Description
openedon Aug 19, 2024
Specifically this bit:
omicron/nexus/src/app/instance.rs
Lines 781 to 813 in 6dd9802
This match is a little hard to parse. At this point, Nexus already believes the instance of interest has a running Propolis and is just deciding whether to send a state change request there for disposition. I think the general idea should be to say something like
- If this is a request to start, reboot, or stop, and the Propolis is in a non-terminal state (i.e. it's not Failed or Destroyed), and it doesn't look like we're migrating, forward the request to Propolis. (We don't currently transmit the state change request queue from source to target during a migration, so allowing a reboot/stop request on a migrating instance might result in a request being queued to the source that won't be picked up by the target.)

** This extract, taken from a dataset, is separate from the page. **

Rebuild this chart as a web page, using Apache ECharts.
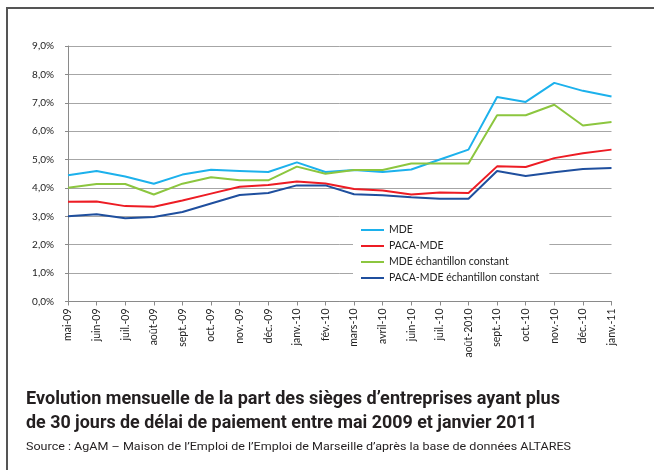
<!DOCTYPE html>
<html>
<head>
<meta charset="utf-8">
<script src="https://cdn.jsdelivr.net/npm/echarts@6/dist/echarts.min.js"></script>
<style>
html,body{margin:0;padding:0;background:#fff;}
#chart{width:654px;height:470px;}
</style>
</head>
<body>
<div id="chart"></div>
<script>
const categories = ['mai-09','juin-09','juil.-09','août-09','sept.-09','oct.-09','nov.-09','déc.-09','janv.-10','fév.-10','mars-10','avril-10','juin-10','juil.-10','août-2010','sept.-10','oct.-10','nov.-10','déc.-10','janv.-11'];
const seriesNames = ['MDE','PACA-MDE','MDE échantillon constant','PACA-MDE échantillon constant'];
const mde = [4.45,4.60,4.40,4.15,4.47,4.64,4.60,4.56,4.90,4.56,4.63,4.56,4.65,5.00,5.35,7.20,7.03,7.70,7.42,7.22];
const pacaMde = [3.51,3.52,3.36,3.34,3.56,3.80,4.04,4.10,4.23,4.16,3.96,3.91,3.77,3.84,3.82,4.76,4.74,5.05,5.22,5.35];
const mdeConst = [4.01,4.14,4.14,3.77,4.15,4.38,4.27,4.27,4.75,4.50,4.63,4.63,4.86,4.86,4.86,6.56,6.56,6.93,6.20,6.32];
const pacaMdeConst = [3.00,3.07,2.93,2.98,3.15,3.45,3.75,3.82,4.09,4.09,3.78,3.74,3.67,3.62,3.62,4.60,4.42,4.55,4.67,4.70];
const yTicks = {min:0, max:9, interval:1};
const titleLines = ['Evolution mensuelle de la part des sièges d’entreprises ayant plus','de 30 jours de délai de paiement entre mai 2009 et janvier 2011'];
const sourceText = 'Source : AgAM – Maison de l’Emploi de l’Emploi de Marseille d’après la base de données ALTARES';

const colors = ['#1cb1ec','#ed1c24','#8cc63f','#1f4f9e'];
const allData = [mde, pacaMde, mdeConst, pacaMdeConst];

function fitScale(text, font, w){
  const c = document.createElement('canvas').getContext('2d');
  c.font = font;
  return w / c.measureText(text).width;
}
const tFont = 'bold 18px Roboto';
const sFont = '11.5px Roboto';
const s1 = fitScale(titleLines[0], tFont, 534);
const s2 = fitScale(titleLines[1], tFont, 511);
const s3 = fitScale(sourceText, sFont, 545);

const chart = echarts.init(document.getElementById('chart'), null, {renderer:'canvas'});
chart.setOption({
  animation:false,
  backgroundColor:'#fff',
  grid:{left:68, right:42.5, top:46, bottom:168.5, containLabel:false},
  legend:{
    orient:'vertical', left:353, top:222,
    padding:[2,10,1,8], backgroundColor:'#fff',
    icon:'rect', itemWidth:23, itemHeight:2, itemGap:4,
    textStyle:{fontFamily:'Lato', fontSize:10.5, color:'#222', lineHeight:12},
    data: seriesNames
  },
  xAxis:{
    type:'category', data:categories, boundaryGap:false,
    axisLine:{lineStyle:{color:'#8a8a8a', width:1}},
    axisTick:{show:true, length:4, alignWithLabel:true, lineStyle:{color:'#8a8a8a'}},
    axisLabel:{rotate:90, interval:0, margin:7, fontFamily:'Lato', fontSize:10.5, color:'#222'},
    splitLine:{show:false}
  },
  yAxis:{
    type:'value', min:yTicks.min, max:yTicks.max, interval:yTicks.interval,
    axisLine:{show:true, lineStyle:{color:'#8a8a8a', width:1}},
    axisTick:{show:true, length:3, lineStyle:{color:'#8a8a8a'}},
    axisLabel:{margin:14, fontFamily:'Lato', fontSize:10, color:'#222',
      formatter:v=>v.toFixed(1).replace('.',',')+'%'},
    splitLine:{show:true, lineStyle:{color:'#a6a6a6', width:1}}
  },
  series: allData.map((d,i)=>({
    name:seriesNames[i], type:'line', data:d, symbol:'none',
    lineStyle:{color:colors[i], width:2}, itemStyle:{color:colors[i]}
  })),
  graphic:[
    {type:'line', shape:{x1:7, y1:8, x2:654, y2:8}, style:{stroke:'#555', lineWidth:2}},
    {type:'line', shape:{x1:7, y1:7, x2:7, y2:470}, style:{stroke:'#555', lineWidth:2}},
    {type:'text', x:26, y:399, scaleX:s1, style:{text:titleLines[0], font:tFont, fill:'#231f20', verticalAlign:'middle'}},
    {type:'text', x:26, y:423, scaleX:s2, style:{text:titleLines[1], font:tFont, fill:'#231f20', verticalAlign:'middle'}},
    {type:'text', x:26, y:447, scaleX:s3, style:{text:sourceText, font:sFont, fill:'#231f20', verticalAlign:'middle'}}
  ]
});
</script>
</body>
</html>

- If this is a request to start Propolis via migration in, and the target Propolis hasn't reported that it's started migrating yet, permit the request; otherwise the VMM has already started and there's nothing left to do
For start/stop/reboot, this is pretty close to what we have today, but the handling for requests to migrate could stand to be tightened up a bit.
It's also worth noting that this match is in a path where we already know that we've got an active Propolis. We should consider whether it'd be clearer to look at the VMM's state directly instead of looking at it as interpreted through InstanceAndActiveVmm::determine_effective_state
.